For the small sample test for a difference between non-independent paired means, all of this can be written as follows:

Null hypothesis

    Ho: (μ'-μ) = some hypothesized value for the difference between μ' treated and untreated μ fields
    t-test statistic: t = [x_d - hypothesized value] / [s_d/sqrt(n)]
                                   for the t-distribution with n-1 df

where x_d= mean of the x'-x paired differences,

and s_d= standard deviation of the x'-x paired differences

and n = the number of pairs

There are three potential alternative hypotheses:

Upper-tailed test
Ha : (μ'-μ) > hypothesized value
Rejection region: reject Ho if t > t-crit

Lower-tailed test
Ha: (μ'-μ) < hypothesized value
Rejection region: reject Ho if t < - t-crit

Two-tailed test
Ha : (μ'-μ) is not equal to hypothesized value
Reject Ho if either t > t-crit or if t < - t-crit

Two-sample Student's t-test (small sample test for a difference between two independent means)

In many applications in the Earth Sciences, we cannot employ a direct experimental approach because the processes in question operate on timescales that are too short, or too long or on spatial scales that are similarly unmanageable. Alternatively, we may be using data that was collected previously without knowledge of the test that we have in mind. In such a case, it is usually not possible to implement an elegant, paired controlled study. We do have a means at our disposal to deal with this situation. In cases like this, we can't assume that the standard deviation of the two sample groups will be identical. The best approach to dealing with this problem is to calculate a weighted average or pooled standard deviation. Notice also that because we have two populations which may be distinct, the hypothesized value is a difference between two population means.

For the small sample test for a difference between two independent means, all of this can be written as follows:

Null hypothesis

Ho: (μ₁-μ₂) = some hypothesized difference.
t-test statistic: t = [(x₁-x₂) - (μ₁-μ₂)] / [sqrt(s_p²/n₁ + s_p²/n₂)]

for the t-distribution with (n₁+ n₂ - 2) df

where the pooled standard deviation, sp = [(n₁-1)s₁² + (n₂-1)s₂²]/[n₁+n₂-2]

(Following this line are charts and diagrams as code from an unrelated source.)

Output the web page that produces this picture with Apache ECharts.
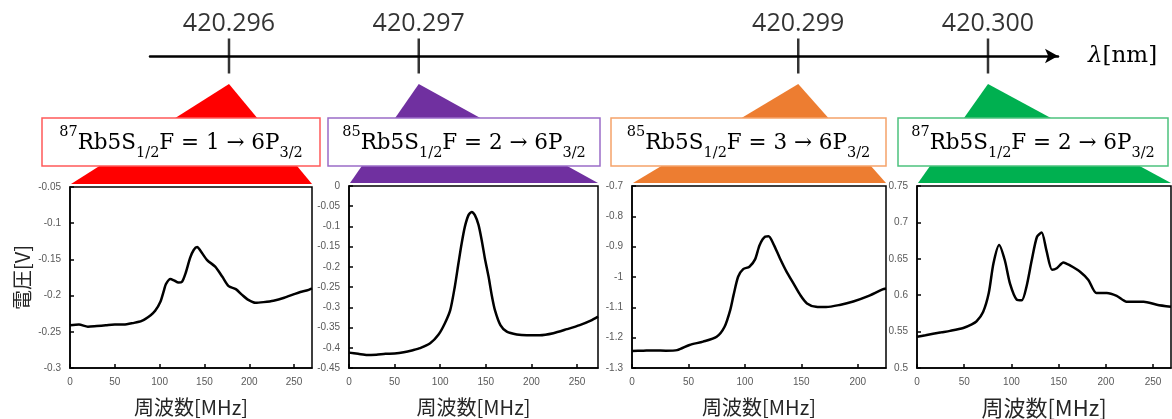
<!DOCTYPE html>
<html>
<head>
<meta charset="utf-8">
<script src="https://cdn.jsdelivr.net/npm/echarts@6/dist/echarts.min.js"></script>
<style>
  html, body { margin: 0; padding: 0; background: #fff; }
  #main { width: 1172px; height: 419px; }
</style>
</head>
<body>
<div id="main"></div>
<script>
// wavelength scale on top
var wavelengths = [420.296, 420.297, 420.299, 420.300];
var wavelengthLabels = ['420.296', '420.297', '420.299', '420.300'];
var colors = ['#ff0000', '#7030a0', '#ed7d31', '#00b050'];
var boxBorders = ['#ff5a5a', '#9b6cc8', '#f5a36a', '#4cc27e'];

// transition labels
var isotopes = ['87', '85', '85', '87'];
var fValues = ['1', '2', '3', '2'];

// spectra (frequency [MHz], voltage [V])
var freq1 = [0, 10, 20, 30, 40, 50, 60, 70, 80, 90, 95, 101, 105, 107, 112, 116, 121, 125, 129, 134, 138, 142, 145, 153, 162, 170, 177, 185, 192, 199, 207, 216, 227, 239, 250, 257, 264, 270];
var volt1 = [-0.241, -0.240, -0.243, -0.242, -0.241, -0.240, -0.240, -0.238, -0.235, -0.227, -0.221, -0.208, -0.192, -0.184, -0.177, -0.179, -0.182, -0.181, -0.169, -0.148, -0.137, -0.133, -0.137, -0.151, -0.160, -0.174, -0.187, -0.191, -0.199, -0.206, -0.210, -0.209, -0.207, -0.203, -0.198, -0.195, -0.193, -0.190];

var freq2 = [0, 10, 20, 30, 40, 50, 60, 70, 78, 89, 98, 105, 111, 116, 120, 123.5, 127, 131, 134.5, 138, 142, 145.5, 149, 153, 156.5, 160, 166, 173, 184, 195, 209, 224, 239, 253, 265, 273];
var volt2 = [-0.412, -0.415, -0.418, -0.417, -0.415, -0.414, -0.411, -0.406, -0.401, -0.389, -0.368, -0.340, -0.307, -0.249, -0.191, -0.142, -0.101, -0.072, -0.064, -0.072, -0.096, -0.134, -0.179, -0.224, -0.270, -0.307, -0.344, -0.360, -0.367, -0.369, -0.369, -0.364, -0.354, -0.344, -0.333, -0.323];

var freq3 = [0, 10, 20, 30, 40, 51, 63, 75, 82, 87, 90, 94, 98.5, 104, 109, 113, 118, 121, 125, 131, 137, 143, 149, 155, 163, 172, 184, 196, 208, 222, 225];
var volt3 = [-1.244, -1.243, -1.242, -1.243, -1.241, -1.224, -1.213, -1.197, -1.164, -1.109, -1.059, -0.999, -0.974, -0.966, -0.942, -0.895, -0.867, -0.866, -0.889, -0.938, -0.983, -1.021, -1.059, -1.087, -1.098, -1.099, -1.092, -1.081, -1.065, -1.041, -1.038];

var freq4 = [0, 9, 17, 26, 35, 49, 58, 63, 70, 76, 81, 87, 93, 98.5, 105.6, 111, 116, 121.5, 127, 132, 137, 143, 148, 155, 162, 173, 181.5, 190, 201, 211.5, 222, 240, 254, 269];
var volt4 = [0.543, 0.545, 0.547, 0.549, 0.551, 0.555, 0.560, 0.564, 0.577, 0.603, 0.644, 0.669, 0.648, 0.616, 0.594, 0.593, 0.612, 0.648, 0.680, 0.686, 0.662, 0.635, 0.637, 0.645, 0.641, 0.632, 0.621, 0.603, 0.603, 0.599, 0.591, 0.591, 0.587, 0.584];

var freqs = [freq1, freq2, freq3, freq4];
var volts = [volt1, volt2, volt3, volt4];

// axis ranges
var xMax = [270, 273, 225, 269];
var yMin = [-0.3, -0.45, -1.3, 0.5];
var yMax = [-0.05, 0, -0.7, 0.75];
var yStep = [0.05, 0.05, 0.1, 0.05];

// layout
var plotGrids = [
	{ left: 70, top: 187, width: 242, height: 181 },
	{ left: 349, top: 186, width: 249, height: 182 },
	{ left: 632, top: 186, width: 254, height: 182 },
	{ left: 917, top: 186, width: 254, height: 182 }
];
var labelBoxes = [
	{ x: 42, y: 118, w: 278, h: 48 },
	{ x: 328, y: 118, w: 272, h: 48 },
	{ x: 611, y: 118, w: 275, h: 48 },
	{ x: 898, y: 118, w: 270, h: 48 }
];

var chart = echarts.init(document.getElementById('main'));

var grids = [{ left: 150, top: 21, width: 908, height: 70, outerBoundsMode: 'none' }];
var xAxes = [{
	gridIndex: 0,
	type: 'value',
	min: 420.29558366,
	max: 420.3003689,
	axisLine: { onZero: true, lineStyle: { color: '#000', width: 2.5 }, symbol: ['none', 'arrow'], symbolSize: [11, 13] },
	axisTick: { show: false },
	axisLabel: { show: false },
	splitLine: { show: false },
	name: '{i|λ}[nm]',
	nameLocation: 'end',
	nameGap: 30,
	nameTextStyle: {
		fontFamily: 'DejaVu Serif', fontSize: 23, color: '#000',
		rich: { i: { fontFamily: 'DejaVu Serif', fontStyle: 'italic', fontSize: 23, color: '#000' } }
	}
}];
var yAxes = [{ gridIndex: 0, type: 'value', min: -1, max: 1, show: false }];

var series = [{
	type: 'custom',
	xAxisIndex: 0,
	yAxisIndex: 0,
	clip: false,
	z: 1,
	silent: true,
	data: wavelengths.map(function(w) { return [w, 0]; }),
	renderItem: function(params, api) {
		var i = params.dataIndex;
		var apex = api.coord([api.value(0), api.value(1)]);
		var g = plotGrids[i];
		return {
			type: 'polygon',
			shape: { points: [[apex[0], apex[1] + 28], [g.left + 1, g.top - 3], [g.left + g.width, g.top - 3]] },
			style: { fill: colors[i] }
		};
	}
}, {
	type: 'scatter',
	xAxisIndex: 0,
	yAxisIndex: 0,
	symbol: 'rect',
	symbolSize: [2.5, 35],
	itemStyle: { color: '#000' },
	silent: true,
	z: 3,
	data: wavelengths.map(function(w, i) { return { value: [w, 0], name: wavelengthLabels[i] }; }),
	label: {
		show: true,
		position: 'top',
		distance: 2,
		formatter: '{b}',
		fontFamily: 'Open Sans',
		fontSize: 25,
		color: '#000'
	}
}];

for (var i = 0; i < 4; i++) {
	var g = plotGrids[i];
	grids.push({
		left: g.left, top: g.top, width: g.width, height: g.height,
		show: true, borderColor: '#000', borderWidth: 1.5,
		outerBoundsMode: 'none'
	});
	xAxes.push({
		gridIndex: i + 1,
		type: 'value',
		min: 0,
		max: xMax[i],
		interval: 50,
		axisLine: { onZero: false, lineStyle: { color: '#000', width: 1.5 } },
		axisTick: { inside: true, length: 4, lineStyle: { color: '#000', width: 1.5 } },
		axisLabel: { fontFamily: 'Liberation Sans', fontSize: 10, color: '#595959', margin: 9, showMaxLabel: false },
		splitLine: { show: false },
		name: '周波数[MHz]',
		nameLocation: 'middle',
		nameGap: 29,
		nameTextStyle: { fontFamily: 'Noto Sans CJK JP', fontSize: i === 3 ? 22 : 20, color: '#262626' }
	});
	yAxes.push({
		gridIndex: i + 1,
		type: 'value',
		min: yMin[i],
		max: yMax[i],
		interval: yStep[i],
		axisLine: { onZero: false, lineStyle: { color: '#000', width: 1.5 } },
		axisTick: { inside: true, length: 4, lineStyle: { color: '#000', width: 1.5 } },
		axisLabel: { fontFamily: 'Liberation Sans', fontSize: 10, color: '#595959', margin: 9 },
		splitLine: { show: false },
		name: i === 0 ? '電圧[V]' : '',
		nameLocation: 'middle',
		nameRotate: 90,
		nameGap: 38,
		nameTextStyle: { fontFamily: 'Noto Sans CJK JP', fontSize: 20, color: '#262626' }
	});
	series.push({
		type: 'line',
		xAxisIndex: i + 1,
		yAxisIndex: i + 1,
		showSymbol: false,
		smooth: 0.25,
		silent: true,
		lineStyle: { color: '#000', width: 2.5 },
		data: freqs[i].map(function(f, k) { return [f, volts[i][k]]; })
	});
}

var graphics = [];
for (var j = 0; j < 4; j++) {
	var b = labelBoxes[j];
	graphics.push({
		type: 'rect',
		z: 100,
		shape: { x: b.x, y: b.y, width: b.w, height: b.h },
		style: { fill: '#fff', stroke: boxBorders[j], lineWidth: 1.5 }
	});
	graphics.push({
		type: 'text',
		z: 101,
		x: b.x + b.w / 2,
		y: b.y + b.h / 2 + 1,
		style: {
			text: '{sup|' + isotopes[j] + '}{m|Rb5S}{sub|1/2}{m|F = ' + fValues[j] + ' → 6P}{sub|3/2}',
			align: 'center',
			verticalAlign: 'middle',
			rich: {
				m: { fontFamily: 'DejaVu Serif', fontSize: 21.5, color: '#000', lineHeight: 36 },
				sup: { fontFamily: 'DejaVu Serif', fontSize: 14.5, color: '#000', verticalAlign: 'top', lineHeight: 16 },
				sub: { fontFamily: 'DejaVu Serif', fontSize: 14.5, color: '#000', verticalAlign: 'bottom', lineHeight: 16 }
			}
		}
	});
}

chart.setOption({
	backgroundColor: '#fff',
	animation: false,
	grid: grids,
	xAxis: xAxes,
	yAxis: yAxes,
	series: series,
	graphic: graphics
});
</script>
</body>
</html>
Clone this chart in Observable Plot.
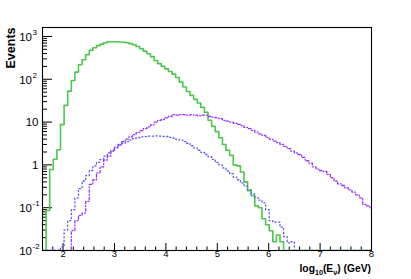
<!DOCTYPE html>
<html><head><meta charset="utf-8">
<script src="https://cdn.jsdelivr.net/npm/d3@7"></script>
<script src="https://cdn.jsdelivr.net/npm/@observablehq/plot@0.6"></script>
<style>body{margin:0;background:#fff;}</style>
</head><body><div id="chart"></div>
<script>
// Histogram binning (log10 E bins)
const binStart = 1.6;
const binWidth = 0.07;

// Series values per bin (Events)
const green = [0,0.086,0.78,1.35,2.26,8.7,24.5,53,94,147,219,287,376,473,547,610,664,716,750,755,750,745,735,712,680,643,585,515,455,395,338,275,232,200,175,152,132,110,86,66,52,42,34,28,22,17,11,8,6.0,4.3,3.0,2.2,1.67,1.0,0.95,0.68,0.40,0.25,0.19,0.11,0.10,0.055,0.04,0.029,0.016,0.023,0.016,0,0,0,0,0,0,0,0,0,0,0,0,0,0,0,0,0,0,0,0,0,0,0,0,0];
const blue = [0,0,0,0,0,0.012,0.03,0.05,0.09,0.17,0.28,0.42,0.56,0.74,0.95,1.15,1.35,1.6,1.9,2.2,2.6,2.9,3.2,3.5,3.8,4.1,4.3,4.5,4.55,4.7,4.7,4.75,4.7,4.65,4.6,4.4,4.25,4.0,3.8,3.5,3.2,2.8,2.5,2.2,1.95,1.75,1.55,1.35,1.15,1.0,0.85,0.72,0.62,0.52,0.45,0.38,0.32,0.26,0.21,0.17,0.15,0.13,0.09,0.05,0.046,0.046,0.035,0.021,0.015,0.016,0,0,0,0,0,0,0,0,0,0,0,0,0,0,0,0,0,0,0,0,0,0];
const purple = [0,0,0,0,0,0,0,0,0.029,0.05,0.066,0.075,0.14,0.35,0.45,0.65,0.9,1.3,1.6,2.1,2.5,3.0,3.5,4.0,4.5,5.1,5.7,6.3,7.0,7.7,8.6,10,11,11.5,12.5,13.5,15,14.5,15,15,14.5,15,14.5,14,14.5,14.5,13.5,13,12.5,12,11,10.5,10,9.4,8.8,8.3,7.5,7.0,6.4,5.8,5.3,4.9,4.4,4.0,3.6,3.3,3.0,2.7,2.4,2.1,1.9,1.75,1.5,1.25,1.1,0.9,0.8,0.74,0.7,0.6,0.5,0.42,0.36,0.33,0.29,0.26,0.23,0.2,0.17,0.12,0.11,0.10];

// Axes
const xDomain = [1.6, 8];
const yDomain = [0.01, 1620];
const xTicks = [2,3,4,5,6,7,8];
const xTickLabels = ["2","3","4","5","6","7","8"];
const yTicks = [0.01,0.1,1,10,100,1000];
const yTickBase = ["10","10","1","10","10","10"];
const yTickExp = ["-2","-1","","","2","3"];
const yTitle = "Events";

const W = 411, H = 279, mL = 42, mR = 40, mT = 27, mB = 29;
const plotW = W - mL - mR, plotH = H - mT - mB;

function steps(vals) {
  const pts = vals.map((v, i) => ({x: binStart + i * binWidth, y: Math.max(v, yDomain[0])}));
  pts.push({x: binStart + vals.length * binWidth, y: Math.max(vals[vals.length - 1], yDomain[0])});
  return pts;
}

const yMinor = d3.scaleLog().domain(yDomain).ticks().filter(t => !yTicks.some(m => Math.abs(m - t) / t < 1e-6));
const xMinor = d3.range(0, 33).map(i => +(xDomain[0] + i * 0.2).toFixed(2)).filter(t => t <= xDomain[1] && !xTicks.includes(t));

const yTable = yTicks.map((v, i) => ({v, base: yTickBase[i], exp: yTickExp[i]}));
const fontFam = "'Liberation Sans', Arial, Helvetica, sans-serif";

const svg = Plot.plot({
  width: W, height: H,
  marginLeft: mL, marginRight: mR, marginTop: mT, marginBottom: mB,
  style: {background: "white", fontFamily: fontFam, color: "black", overflow: "visible"},
  x: {domain: xDomain, axis: null},
  y: {type: "log", domain: yDomain, axis: null},
  marks: [
    Plot.frame({stroke: "black", strokeWidth: 1.1}),
    Plot.tickY(yTicks, {y: d => d, stroke: "black", insetRight: plotW - 10}),
    Plot.tickY(yMinor, {y: d => d, stroke: "black", insetRight: plotW - 5}),
    Plot.tickX(xTicks, {x: d => d, stroke: "black", insetTop: plotH - 7}),
    Plot.tickX(xMinor, {x: d => d, stroke: "black", insetTop: plotH - 3.5}),
    Plot.text(yTable.filter(d => d.exp === ""), {y: "v", text: "base", frameAnchor: "left", textAnchor: "end", dx: -4, fontSize: 11.5, fill: "black"}),
    Plot.text(yTable.filter(d => d.exp !== ""), {y: "v", text: "base", frameAnchor: "left", textAnchor: "end", dx: -10.5, dy: 1, fontSize: 11.5, fill: "black"}),
    Plot.text(yTable.filter(d => d.exp !== ""), {y: "v", text: "exp", frameAnchor: "left", textAnchor: "start", dx: -10, dy: -4, fontSize: 8, fill: "black"}),
    Plot.text(xTicks, {x: d => d, text: (d, i) => xTickLabels[i], frameAnchor: "bottom", dy: 6.5, fontSize: 9.5, fill: "black"}),
    Plot.text([yTitle], {text: d => d, frameAnchor: "top-left", rotate: -90, textAnchor: "end", lineAnchor: "middle", dx: -32, fontSize: 12.5, fontWeight: "bold", fill: "black"}),
    Plot.line(steps(green), {x: "x", y: "y", curve: "step-after", stroke: "#4cc94c", strokeWidth: 1.6, clip: true}),
    Plot.line(steps(blue), {x: "x", y: "y", curve: "step-after", stroke: "#5858f5", strokeWidth: 1.3, strokeDasharray: "1.2 2.6", clip: true}),
    Plot.line(steps(purple), {x: "x", y: "y", curve: "step-after", stroke: "#9933ff", strokeWidth: 1.3, strokeDasharray: "2.5 2 1 2", clip: true})
  ]
});

// x-axis title with subscripts
const t = d3.select(svg).append("text")
  .attr("x", W - mR).attr("y", 271.5)
  .attr("text-anchor", "end")
  .style("font-family", fontFam).style("font-weight", "bold").style("font-size", "10.3px").attr("fill", "black");
t.append("tspan").text("log");
t.append("tspan").attr("dy", 3).style("font-size", "7.2px").text("10");
t.append("tspan").attr("dy", -3).text("(E");
t.append("tspan").attr("dy", 3).style("font-size", "7.2px").text("ν");
t.append("tspan").attr("dy", -3).text(") (GeV)");

document.getElementById("chart").appendChild(svg);
</script>
</body></html>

which is based on the sample standard deviations, s₁ and s₂

and n₁ = the number of samples for x₁

and n₂ = the number of samples for x₂

There are three potential alternative hypotheses:

Upper-tailed test
Ha : (μ₁-μ₂) > hypothesized value
Rejection region: reject Ho if t > t-crit

Lower-tailed test
Ha: (μ₁-μ₂) < hypothesized value
Rejection region: reject Ho if t < - t-crit

Two-tailed test
Ha : (μ₁-μ₂) is not equal to hypothesized value
Reject Ho if either t > t-crit or if t < - t-crit

Type I and Type II errors in hypothesis testing

There are two type of errors that can be made in hypothesis testing. A type I error occurs when you reject a null hypothesis that is true. The probability of this event occurring is equal to alpha, the significance level of the test. A type II error occurs when you fail to reject a null hypothesis that is false. Estimating the probability of encountering a type II error (denoted beta) is more involved than estimating the probability of a type I error.

Beta depends on four factors:

(1) The true difference between the sample estimate and the true value of the
population parameter. (Beta decreases as the difference between these two increases.)
(2) The significance level alpha used to evaluate the null hypothesis and whether the
test is one sided or two sided. (Beta increases as alpha decreases.)
(3) The standard error of the sampled population. (Beta increases as sigma increases.)
(4) The size of the sample n. (Beta decreases as n increases.)

Estimating beta is referred to as determining the power of a test. A more detailed discussion of statistical power is beyond the scope of this course, other than to state that perhaps the safest way to avoid type I and type II errors is to increase the sample size, n.